Holacracy is not without critics. Called “cultish” and “unlikely to work,” holacracy comes with its own constitution and requires regimented meetings intended to produce innovation and otherwise further the organization’s goals. Traditional human resources decisions, like hiring, firing, and setting pay, are made by committee instead of by managers. If more employees are needed, for example, a group or “holon” will make staffing decisions, even if that particular “holon” does not control or have a broad understanding of the organization’s overall business needs.
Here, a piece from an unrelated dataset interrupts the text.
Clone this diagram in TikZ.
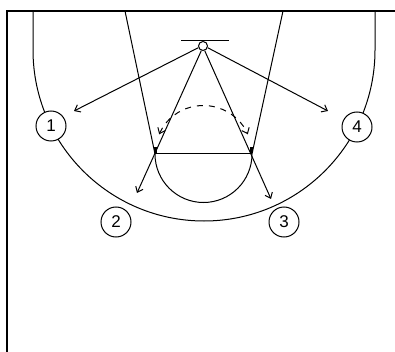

Holacracy is built on the theory that “holons” will work seamlessly, and that conflict will be minimized by “tension proceedings” in which each member has a chance to discuss problems within the group until the group is satisfied.
Despite the discussion and interest surrounding holacracy and the rise of other innovative workplace management structures, it’s essential to remember that employment law is built on the assumption that business decisions are made by individuals who are empowered to bind an organization. “Holons’ may or may not be deemed to be managers in some future case against Zappos, but somebody at Zappos is going to be deemed responsible for the hiring, firing, or other personnel decisions made by “holons.” Organizational responsibility and liability are created by the actions and decisions of those designated as managers and supervisors. Simply put, the legal buck stops somewhere, with someone.
Most employment disputes center on whether or not management authority has been exercised reasonably and lawfully. That’s not likely to change because organizations adopt new ways of doing business. Whether faced with a Faragher/Ellerth affirmative defense in a sexual harassment action, a dispute over whether a manager had authority to enter into a contract, or a simple determination of exemption status under the FLSA, courts will continue to apply traditional – very non-trendy – legal analysis when employees sue employers. We predict that the holocracy constitution will not be consulted when those court decisions are made.